H. D. : La nature, on le sait, n’est pas que réconfortante ou salvatrice. Elle est à la fois porteuse de beauté et capable de destruction, et peut devenir sombre ou impitoyable. La nature témoigne avant tout du mystère de la vie. J’y suis donc liée par le respect et l’émerveillement, consciente de ce qui me demeure inconnu, voire impénétrable. Surtout, avec les livres, la nature est une compagne essentielle de laquelle je ne cesse d’apprendre. Je l’observe comme une métaphore de nos vies qui portent le temps des saisons, ce passage incessant entre vents et accalmies, ombres et clartés.

V. M. : Votre roman, Pas même le bruit d’un fleuve, est disponible aux éditions Folio (mars 2024). Est-ce que vous êtes contente de la réception de ce roman en France ?

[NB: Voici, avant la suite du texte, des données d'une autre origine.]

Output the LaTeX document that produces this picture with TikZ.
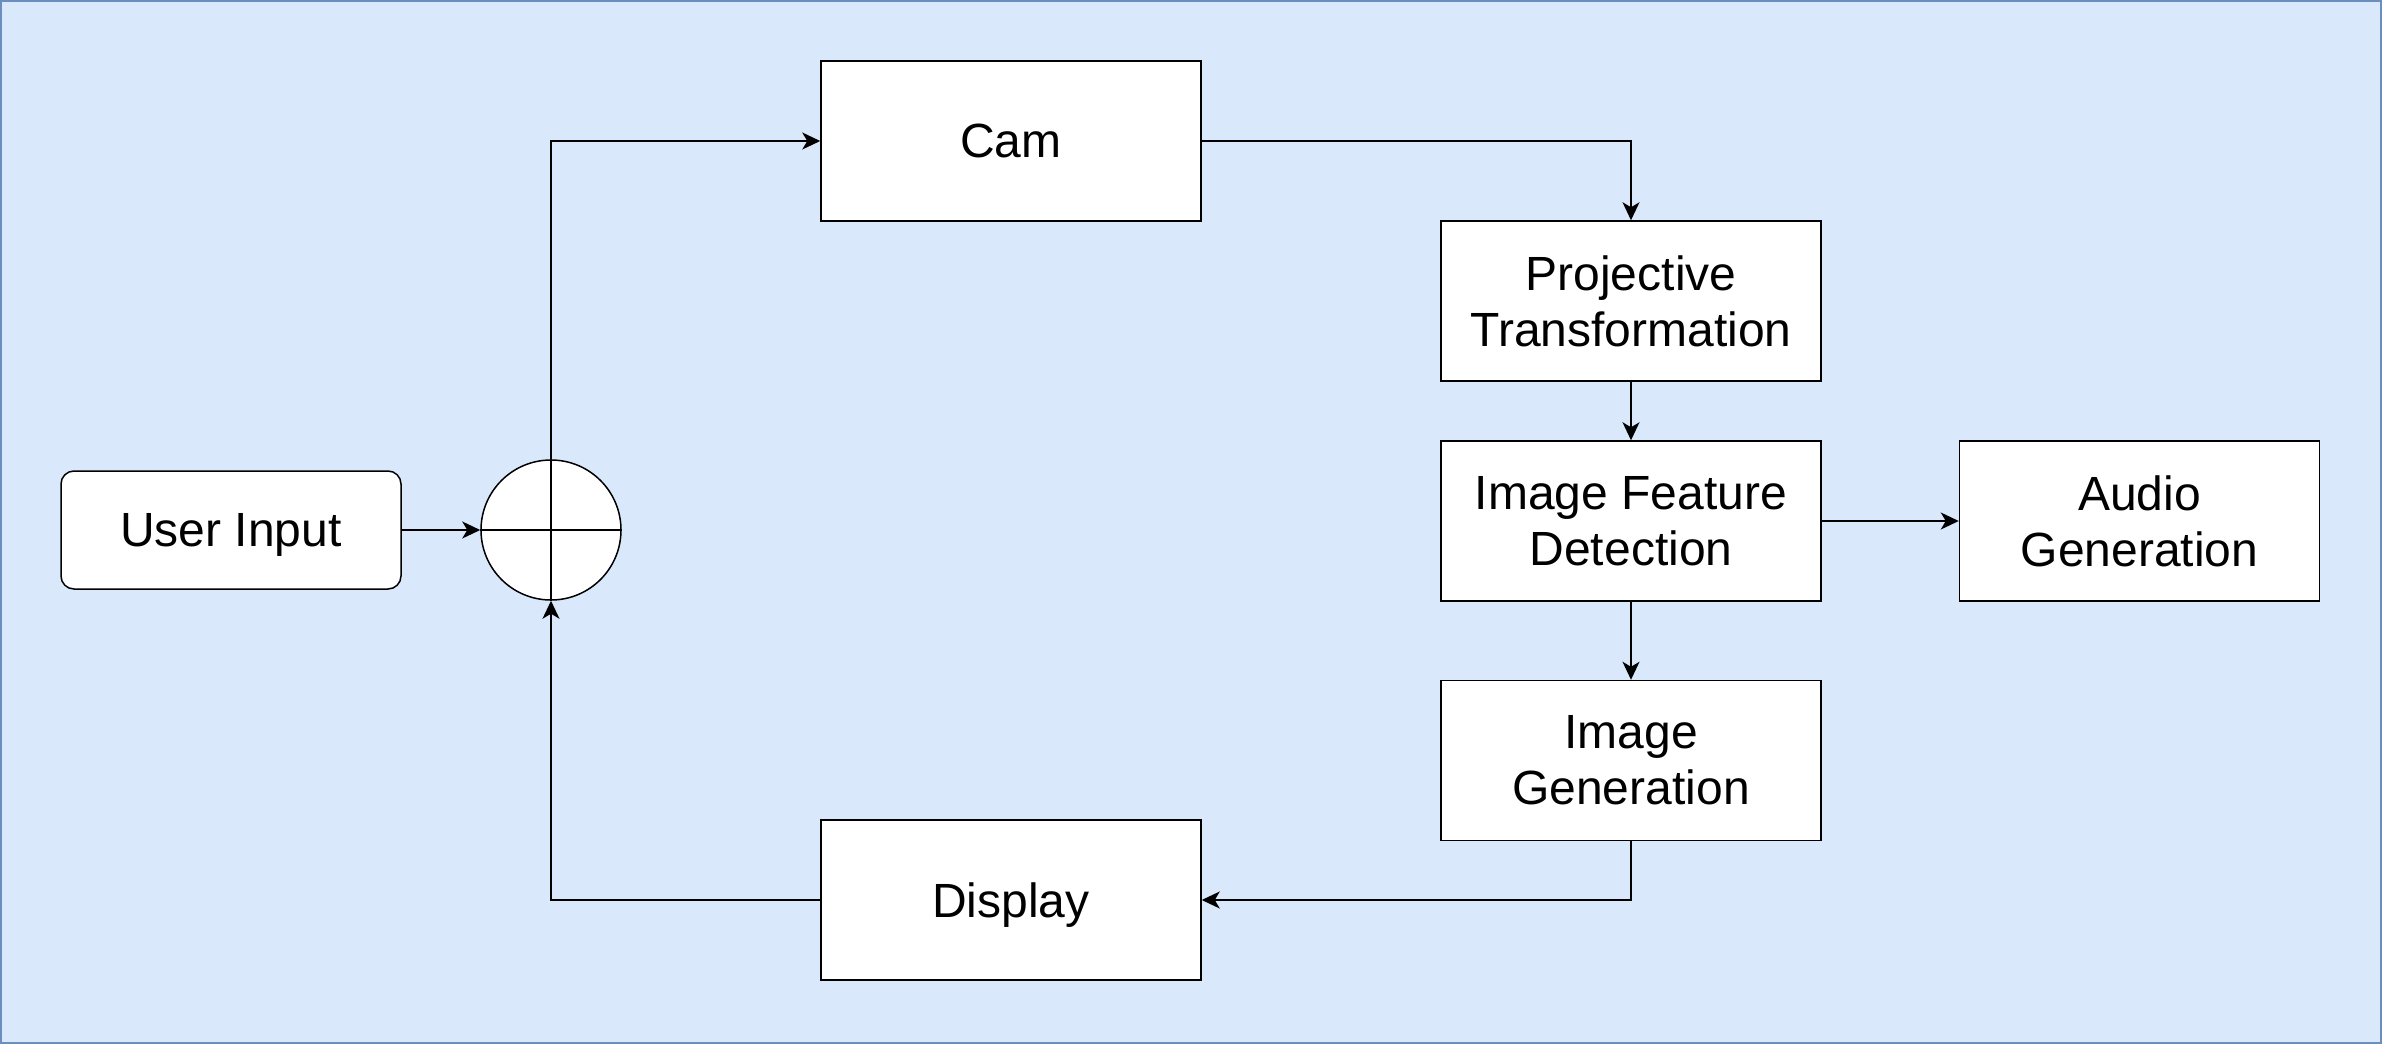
\documentclass[tikz,border=0pt]{standalone}
\usepackage{fontspec}
\setmainfont{Liberation Sans}
\usetikzlibrary{arrows.meta}
\definecolor{bgfill}{HTML}{DAE8FC}
\definecolor{bgline}{HTML}{6C8EBF}
\begin{document}
\begin{tikzpicture}[x=0.5pt,y=-0.5pt,
  box/.style={draw=black, fill=white, line width=0.75pt, minimum width=190pt,
    minimum height=80pt, inner sep=0pt, align=center,
    font=\fontsize{24}{28}\selectfont},
  conn/.style={line width=0.75pt, -{Stealth[length=9pt,width=8.5pt,inset=2.5pt]}}
]
\useasboundingbox (0,0) rectangle (2382,1044);
\fill[bgfill] (0,0) rectangle (2382,1044);
\draw[bgline, line width=1pt] (1,1) rectangle (2381,1043);

\node[box] (cam) at (1011,141) {Cam};
\node[box] (proj) at (1631,301) {Projective\\Transformation};
\node[box] (ifd) at (1631,521) {Image Feature\\Detection};
\node[box, minimum width=180pt] (audio) at (2139.5,521) {Audio\\Generation};
\node[box] (igen) at (1631,760.5) {Image\\Generation};
\node[box, text depth=0pt] (disp) at (1011,900) {Display};
\node[box, rounded corners=6.5pt, minimum width=170pt, minimum height=59pt, text depth=0pt] (user) at (231,530) {User Input};
\node[circle, draw=black, fill=white, line width=0.75pt, minimum size=70pt, inner sep=0pt] (sum) at (551,530) {};
\draw[line width=0.75pt] (sum.west) -- (sum.east) (sum.north) -- (sum.south);

\draw[conn] (user.east) -- (sum.west);
\draw[conn] (sum.north) |- (cam.west);
\draw[conn] (cam.east) -| (proj.north);
\draw[conn] (proj) -- (ifd);
\draw[conn] (ifd) -- (audio);
\draw[conn] (ifd) -- (igen);
\draw[conn] (igen.south) |- (disp.east);
\draw[conn] (disp.west) -| (sum.south);
\end{tikzpicture}
\end{document}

H. D. : Je suis ravie de le voir paraître aux prestigieuses éditions Folio. Dès sa publication initiale au Québec, en 2020 (éditions Alto), mon roman a reçu un très bel accueil critique et public. Il a depuis été traduit en serbe (éditions Reka), et en anglais (éditions Book*Hug). Le voir maintenant publié en poche chez Folio lui donnera, je l’espère, un nouvel élan en France, soutenu par quelques échos déjà reçus dans les médias lors de sa sortie initiale en 2022 (éditions Le Mot et le Reste).

V. M. : Pour le roman Pas même le bruit d’un fleuve, vous avez raconté une histoire fictive, mais inspirée de votre vie réelle, d’un drame. Il s’agit d’un amour de jeunesse – vécu par vos mère et grand-mère. Est-ce que pour vous c’est important de parler de l’intimité ?

H. D. : L’histoire que je raconte est en effet inspirée d’un fait réel : ma mère a perdu son fiancé alors qu’elle avait vingt-deux ans. Et ma grand-mère a aussi perdu son fiancé durant la Première Guerre. À partir de là, la fiction a pris le relais pour creuser cette réalité intime dont je ne connaissais que quelques bribes. Je crois que l’intimité permet de sonder les profondeurs et les fragilités humaines et qu’elle rejoint ainsi une universalité. Le singulier éclaire ce que nous avons de commun.

V. M. : À travers le roman Pas même le bruit d’un fleuve, vous avez fait découvrir au grand nombre de lecteurs un des plus grands naufrages canadiens. Il s’agit de l’Empress of Ireland de 1914. Pouvez-vous nous expliquer la métaphore du navire en lien avec les chagrins et naufrages émotionnels du roman ?

H. D. : Je raconte une histoire d’échoués et de survivants qui parviennent difficilement à réparer les fractures de leurs vies. Le naufrage de l’Empress of Ireland est venu relier des destins individuels à travers la trame narrative, et comme un reflet de ces vies brisées par des catastrophes intimes. Chacun des personnages se trouve lié sans le savoir à cette tragédie collective, comme il arrive parfois que l’on ignore la source de certaines cassures intérieures. Mon roman fait se rencontrer des situations existentielles et un événement historique. C’était aussi pour moi une manière d’aborder la transmission intergénérationnelle.

[Poète, romancière et essayiste, Hélène Dorion a publié plus d’une trentaine d’ouvrages qui l’ont fait connaître de part et d’autre de l’Atlantique. Lauréate de nombreux prix littéraires nationaux et internationaux, elle est considérée comme l’une des voix majeures de la poésie francophone. Son œuvre est traduite et publiée dans plus de quinze langues. Avec son livre de poèmes, Mes forêts, elle est la première autrice vivante et la première Québécoise à figurer au programme du baccalauréat en France. Son roman, Pas même le bruit d’un fleuve, a paru en 2024 chez Folio/Gallimard.]